Can you write out all the lines word for word, with no pictures?

START Source excerpt

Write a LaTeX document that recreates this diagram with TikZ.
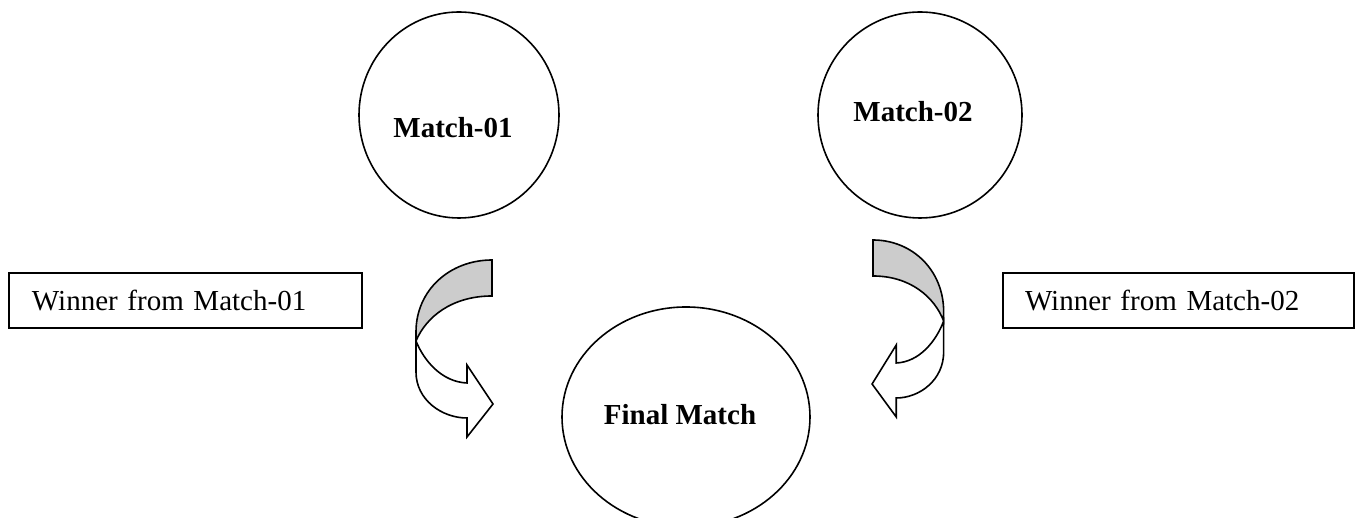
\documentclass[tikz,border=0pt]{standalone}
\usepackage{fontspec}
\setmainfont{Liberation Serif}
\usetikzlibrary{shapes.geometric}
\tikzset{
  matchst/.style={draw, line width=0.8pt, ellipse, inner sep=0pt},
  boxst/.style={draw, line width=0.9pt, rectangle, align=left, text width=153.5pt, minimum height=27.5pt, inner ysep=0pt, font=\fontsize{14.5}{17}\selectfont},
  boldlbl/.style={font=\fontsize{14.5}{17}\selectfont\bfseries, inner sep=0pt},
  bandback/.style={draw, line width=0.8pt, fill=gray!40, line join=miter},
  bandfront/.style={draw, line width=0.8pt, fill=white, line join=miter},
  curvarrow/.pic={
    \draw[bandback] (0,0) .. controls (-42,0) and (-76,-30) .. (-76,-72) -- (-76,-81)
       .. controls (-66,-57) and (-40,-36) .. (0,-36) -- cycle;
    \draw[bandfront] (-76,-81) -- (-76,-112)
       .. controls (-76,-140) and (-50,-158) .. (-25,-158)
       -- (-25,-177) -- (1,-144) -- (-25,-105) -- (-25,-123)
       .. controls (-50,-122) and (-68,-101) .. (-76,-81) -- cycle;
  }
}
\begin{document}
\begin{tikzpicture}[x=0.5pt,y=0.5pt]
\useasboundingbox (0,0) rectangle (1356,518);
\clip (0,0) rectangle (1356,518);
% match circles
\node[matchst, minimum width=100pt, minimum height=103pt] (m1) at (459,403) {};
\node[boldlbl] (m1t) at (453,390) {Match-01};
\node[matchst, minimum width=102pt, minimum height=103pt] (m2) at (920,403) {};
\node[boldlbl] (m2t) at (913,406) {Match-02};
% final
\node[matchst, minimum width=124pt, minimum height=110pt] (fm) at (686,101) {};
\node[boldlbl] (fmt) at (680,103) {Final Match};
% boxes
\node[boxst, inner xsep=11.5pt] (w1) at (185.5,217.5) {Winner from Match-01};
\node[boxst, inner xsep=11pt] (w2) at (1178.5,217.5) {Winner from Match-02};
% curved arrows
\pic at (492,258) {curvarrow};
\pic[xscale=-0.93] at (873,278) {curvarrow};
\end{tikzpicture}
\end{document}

END Source excerpt

Problem solution:
Write a LaTeX document that recreates this diagram with TikZ.
\documentclass[tikz,border=0pt]{standalone}
\usepackage{fontspec}
\setmainfont{Liberation Serif}
\usetikzlibrary{shapes.geometric}
\tikzset{
  matchst/.style={draw, line width=0.8pt, ellipse, inner sep=0pt},
  boxst/.style={draw, line width=0.9pt, rectangle, align=left, text width=153.5pt, minimum height=27.5pt, inner ysep=0pt, font=\fontsize{14.5}{17}\selectfont},
  boldlbl/.style={font=\fontsize{14.5}{17}\selectfont\bfseries, inner sep=0pt},
  bandback/.style={draw, line width=0.8pt, fill=gray!40, line join=miter},
  bandfront/.style={draw, line width=0.8pt, fill=white, line join=miter},
  curvarrow/.pic={
    \draw[bandback] (0,0) .. controls (-42,0) and (-76,-30) .. (-76,-72) -- (-76,-81)
       .. controls (-66,-57) and (-40,-36) .. (0,-36) -- cycle;
    \draw[bandfront] (-76,-81) -- (-76,-112)
       .. controls (-76,-140) and (-50,-158) .. (-25,-158)
       -- (-25,-177) -- (1,-144) -- (-25,-105) -- (-25,-123)
       .. controls (-50,-122) and (-68,-101) .. (-76,-81) -- cycle;
  }
}
\begin{document}
\begin{tikzpicture}[x=0.5pt,y=0.5pt]
\useasboundingbox (0,0) rectangle (1356,518);
\clip (0,0) rectangle (1356,518);
% match circles
\node[matchst, minimum width=100pt, minimum height=103pt] (m1) at (459,403) {};
\node[boldlbl] (m1t) at (453,390) {Match-01};
\node[matchst, minimum width=102pt, minimum height=103pt] (m2) at (920,403) {};
\node[boldlbl] (m2t) at (913,406) {Match-02};
% final
\node[matchst, minimum width=124pt, minimum height=110pt] (fm) at (686,101) {};
\node[boldlbl] (fmt) at (680,103) {Final Match};
% boxes
\node[boxst, inner xsep=11.5pt] (w1) at (185.5,217.5) {Winner from Match-01};
\node[boxst, inner xsep=11pt] (w2) at (1178.5,217.5) {Winner from Match-02};
% curved arrows
\pic at (492,258) {curvarrow};
\pic[xscale=-0.93] at (873,278) {curvarrow};
\end{tikzpicture}
\end{document}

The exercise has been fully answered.